▶ [Exercise] Copy out the listing that follows exactly, dropping every picture.

▶ [Data extract]
════
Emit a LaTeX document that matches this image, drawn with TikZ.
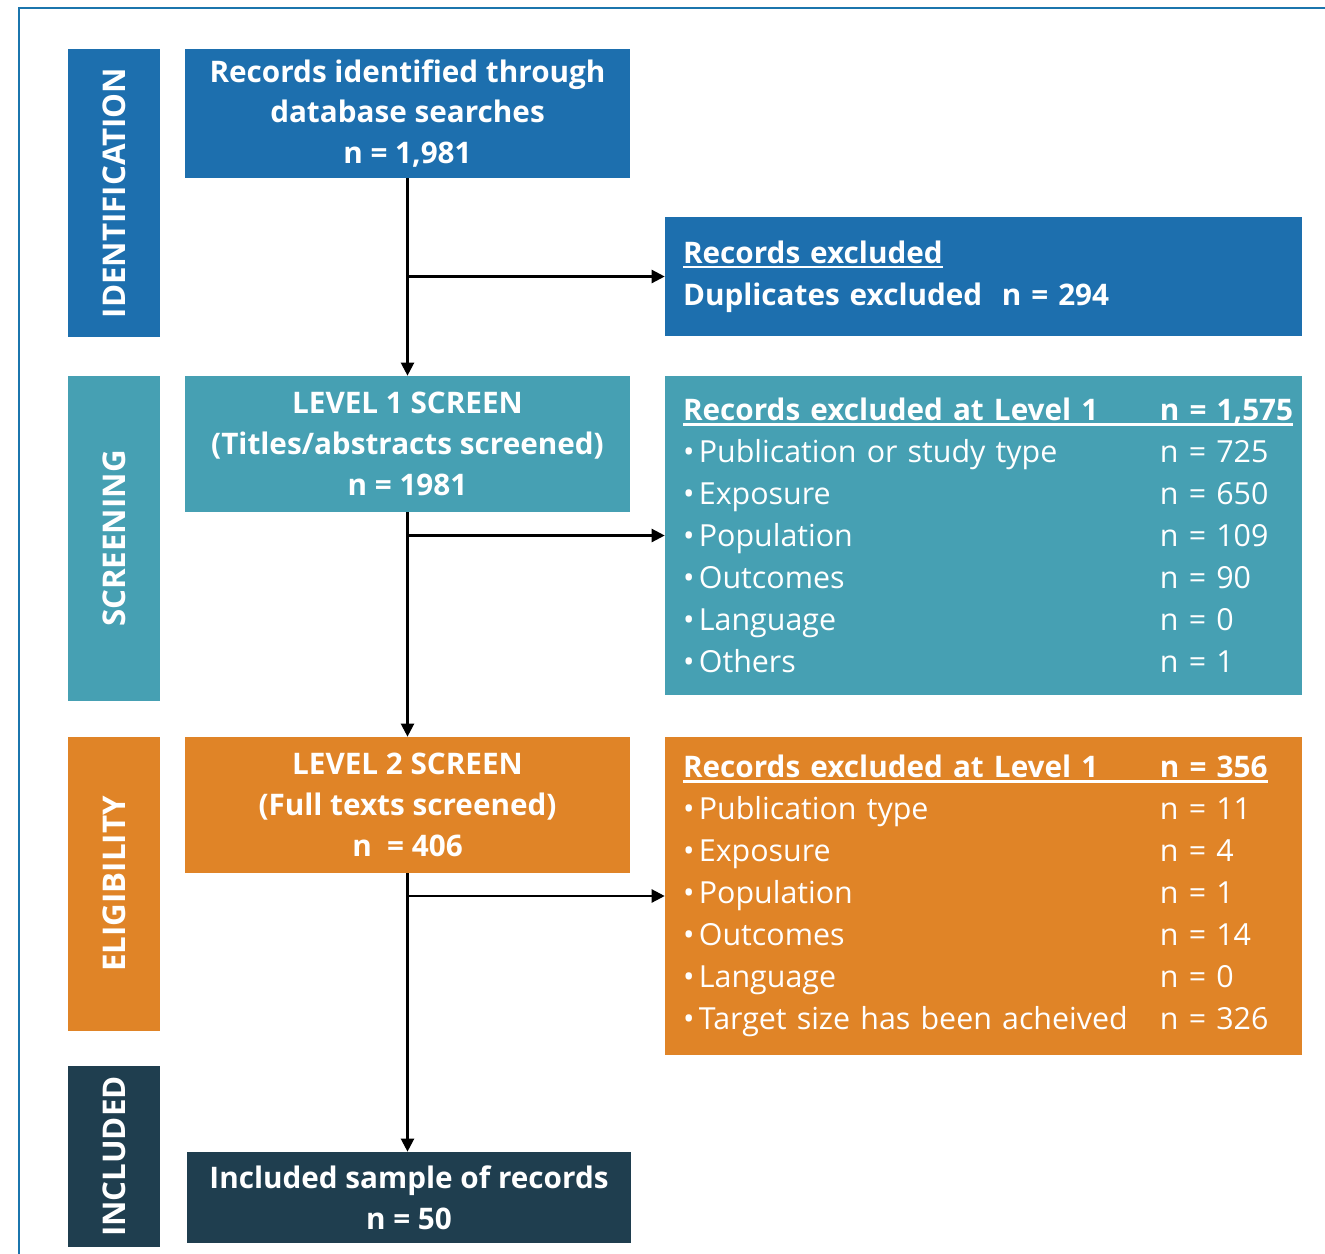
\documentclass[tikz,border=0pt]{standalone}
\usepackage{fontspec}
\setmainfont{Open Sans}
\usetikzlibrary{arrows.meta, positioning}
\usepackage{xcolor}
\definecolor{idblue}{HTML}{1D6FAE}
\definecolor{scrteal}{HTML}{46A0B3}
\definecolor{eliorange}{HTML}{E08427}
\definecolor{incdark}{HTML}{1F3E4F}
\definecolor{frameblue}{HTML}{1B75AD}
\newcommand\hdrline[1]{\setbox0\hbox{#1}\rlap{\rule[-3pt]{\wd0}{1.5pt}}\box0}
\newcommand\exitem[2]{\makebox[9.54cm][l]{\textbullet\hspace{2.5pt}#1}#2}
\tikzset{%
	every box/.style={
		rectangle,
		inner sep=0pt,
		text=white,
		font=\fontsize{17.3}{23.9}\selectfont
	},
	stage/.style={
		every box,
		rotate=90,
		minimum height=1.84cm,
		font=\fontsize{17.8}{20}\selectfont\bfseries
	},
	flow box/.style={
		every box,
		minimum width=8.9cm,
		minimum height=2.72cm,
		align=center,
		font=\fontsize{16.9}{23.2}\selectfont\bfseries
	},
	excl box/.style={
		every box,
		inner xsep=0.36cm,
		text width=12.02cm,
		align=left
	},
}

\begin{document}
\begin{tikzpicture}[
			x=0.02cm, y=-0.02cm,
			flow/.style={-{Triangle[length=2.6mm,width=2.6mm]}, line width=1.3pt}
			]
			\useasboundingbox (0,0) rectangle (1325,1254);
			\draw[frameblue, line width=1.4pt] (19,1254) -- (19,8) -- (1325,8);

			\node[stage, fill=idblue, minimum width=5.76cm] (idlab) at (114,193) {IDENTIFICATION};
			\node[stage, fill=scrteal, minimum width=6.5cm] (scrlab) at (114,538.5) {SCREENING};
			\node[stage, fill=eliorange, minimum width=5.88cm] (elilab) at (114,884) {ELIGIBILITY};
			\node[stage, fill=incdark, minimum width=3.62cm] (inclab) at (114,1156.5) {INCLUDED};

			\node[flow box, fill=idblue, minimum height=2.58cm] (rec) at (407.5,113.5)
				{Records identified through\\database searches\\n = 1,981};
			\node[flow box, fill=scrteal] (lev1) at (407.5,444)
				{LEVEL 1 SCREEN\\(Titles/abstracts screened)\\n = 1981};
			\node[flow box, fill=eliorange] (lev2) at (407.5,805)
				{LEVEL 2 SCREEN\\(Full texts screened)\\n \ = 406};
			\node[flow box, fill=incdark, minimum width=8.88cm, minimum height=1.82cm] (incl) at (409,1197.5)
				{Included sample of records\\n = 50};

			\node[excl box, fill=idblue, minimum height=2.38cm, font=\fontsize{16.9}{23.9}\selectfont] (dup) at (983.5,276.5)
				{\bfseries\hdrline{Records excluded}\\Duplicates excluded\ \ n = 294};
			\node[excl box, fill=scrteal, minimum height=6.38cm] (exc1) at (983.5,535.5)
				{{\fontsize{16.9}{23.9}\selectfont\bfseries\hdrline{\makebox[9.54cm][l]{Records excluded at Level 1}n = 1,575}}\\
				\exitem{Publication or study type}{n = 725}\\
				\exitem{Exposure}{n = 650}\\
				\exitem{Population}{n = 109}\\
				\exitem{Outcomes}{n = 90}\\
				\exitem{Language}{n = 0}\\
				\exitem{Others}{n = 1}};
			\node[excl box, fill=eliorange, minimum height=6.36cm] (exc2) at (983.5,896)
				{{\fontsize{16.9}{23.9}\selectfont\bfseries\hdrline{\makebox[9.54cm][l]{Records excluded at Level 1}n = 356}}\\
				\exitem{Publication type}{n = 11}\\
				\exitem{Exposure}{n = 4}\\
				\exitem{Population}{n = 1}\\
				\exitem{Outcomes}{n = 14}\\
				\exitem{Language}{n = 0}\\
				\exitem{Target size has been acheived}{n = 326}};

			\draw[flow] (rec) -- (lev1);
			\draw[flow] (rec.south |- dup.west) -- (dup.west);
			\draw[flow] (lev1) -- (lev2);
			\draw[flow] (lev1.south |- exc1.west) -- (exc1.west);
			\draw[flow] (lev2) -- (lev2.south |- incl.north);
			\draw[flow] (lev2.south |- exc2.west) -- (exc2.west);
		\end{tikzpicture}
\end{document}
════
▶ [Output of the task]
Emit a LaTeX document that matches this image, drawn with TikZ.
\documentclass[tikz,border=0pt]{standalone}
\usepackage{fontspec}
\setmainfont{Open Sans}
\usetikzlibrary{arrows.meta, positioning}
\usepackage{xcolor}
\definecolor{idblue}{HTML}{1D6FAE}
\definecolor{scrteal}{HTML}{46A0B3}
\definecolor{eliorange}{HTML}{E08427}
\definecolor{incdark}{HTML}{1F3E4F}
\definecolor{frameblue}{HTML}{1B75AD}
\newcommand\hdrline[1]{\setbox0\hbox{#1}\rlap{\rule[-3pt]{\wd0}{1.5pt}}\box0}
\newcommand\exitem[2]{\makebox[9.54cm][l]{\textbullet\hspace{2.5pt}#1}#2}
\tikzset{%
	every box/.style={
		rectangle,
		inner sep=0pt,
		text=white,
		font=\fontsize{17.3}{23.9}\selectfont
	},
	stage/.style={
		every box,
		rotate=90,
		minimum height=1.84cm,
		font=\fontsize{17.8}{20}\selectfont\bfseries
	},
	flow box/.style={
		every box,
		minimum width=8.9cm,
		minimum height=2.72cm,
		align=center,
		font=\fontsize{16.9}{23.2}\selectfont\bfseries
	},
	excl box/.style={
		every box,
		inner xsep=0.36cm,
		text width=12.02cm,
		align=left
	},
}

\begin{document}
\begin{tikzpicture}[
			x=0.02cm, y=-0.02cm,
			flow/.style={-{Triangle[length=2.6mm,width=2.6mm]}, line width=1.3pt}
			]
			\useasboundingbox (0,0) rectangle (1325,1254);
			\draw[frameblue, line width=1.4pt] (19,1254) -- (19,8) -- (1325,8);

			\node[stage, fill=idblue, minimum width=5.76cm] (idlab) at (114,193) {IDENTIFICATION};
			\node[stage, fill=scrteal, minimum width=6.5cm] (scrlab) at (114,538.5) {SCREENING};
			\node[stage, fill=eliorange, minimum width=5.88cm] (elilab) at (114,884) {ELIGIBILITY};
			\node[stage, fill=incdark, minimum width=3.62cm] (inclab) at (114,1156.5) {INCLUDED};

			\node[flow box, fill=idblue, minimum height=2.58cm] (rec) at (407.5,113.5)
				{Records identified through\\database searches\\n = 1,981};
			\node[flow box, fill=scrteal] (lev1) at (407.5,444)
				{LEVEL 1 SCREEN\\(Titles/abstracts screened)\\n = 1981};
			\node[flow box, fill=eliorange] (lev2) at (407.5,805)
				{LEVEL 2 SCREEN\\(Full texts screened)\\n \ = 406};
			\node[flow box, fill=incdark, minimum width=8.88cm, minimum height=1.82cm] (incl) at (409,1197.5)
				{Included sample of records\\n = 50};

			\node[excl box, fill=idblue, minimum height=2.38cm, font=\fontsize{16.9}{23.9}\selectfont] (dup) at (983.5,276.5)
				{\bfseries\hdrline{Records excluded}\\Duplicates excluded\ \ n = 294};
			\node[excl box, fill=scrteal, minimum height=6.38cm] (exc1) at (983.5,535.5)
				{{\fontsize{16.9}{23.9}\selectfont\bfseries\hdrline{\makebox[9.54cm][l]{Records excluded at Level 1}n = 1,575}}\\
				\exitem{Publication or study type}{n = 725}\\
				\exitem{Exposure}{n = 650}\\
				\exitem{Population}{n = 109}\\
				\exitem{Outcomes}{n = 90}\\
				\exitem{Language}{n = 0}\\
				\exitem{Others}{n = 1}};
			\node[excl box, fill=eliorange, minimum height=6.36cm] (exc2) at (983.5,896)
				{{\fontsize{16.9}{23.9}\selectfont\bfseries\hdrline{\makebox[9.54cm][l]{Records excluded at Level 1}n = 356}}\\
				\exitem{Publication type}{n = 11}\\
				\exitem{Exposure}{n = 4}\\
				\exitem{Population}{n = 1}\\
				\exitem{Outcomes}{n = 14}\\
				\exitem{Language}{n = 0}\\
				\exitem{Target size has been acheived}{n = 326}};

			\draw[flow] (rec) -- (lev1);
			\draw[flow] (rec.south |- dup.west) -- (dup.west);
			\draw[flow] (lev1) -- (lev2);
			\draw[flow] (lev1.south |- exc1.west) -- (exc1.west);
			\draw[flow] (lev2) -- (lev2.south |- incl.north);
			\draw[flow] (lev2.south |- exc2.west) -- (exc2.west);
		\end{tikzpicture}
\end{document}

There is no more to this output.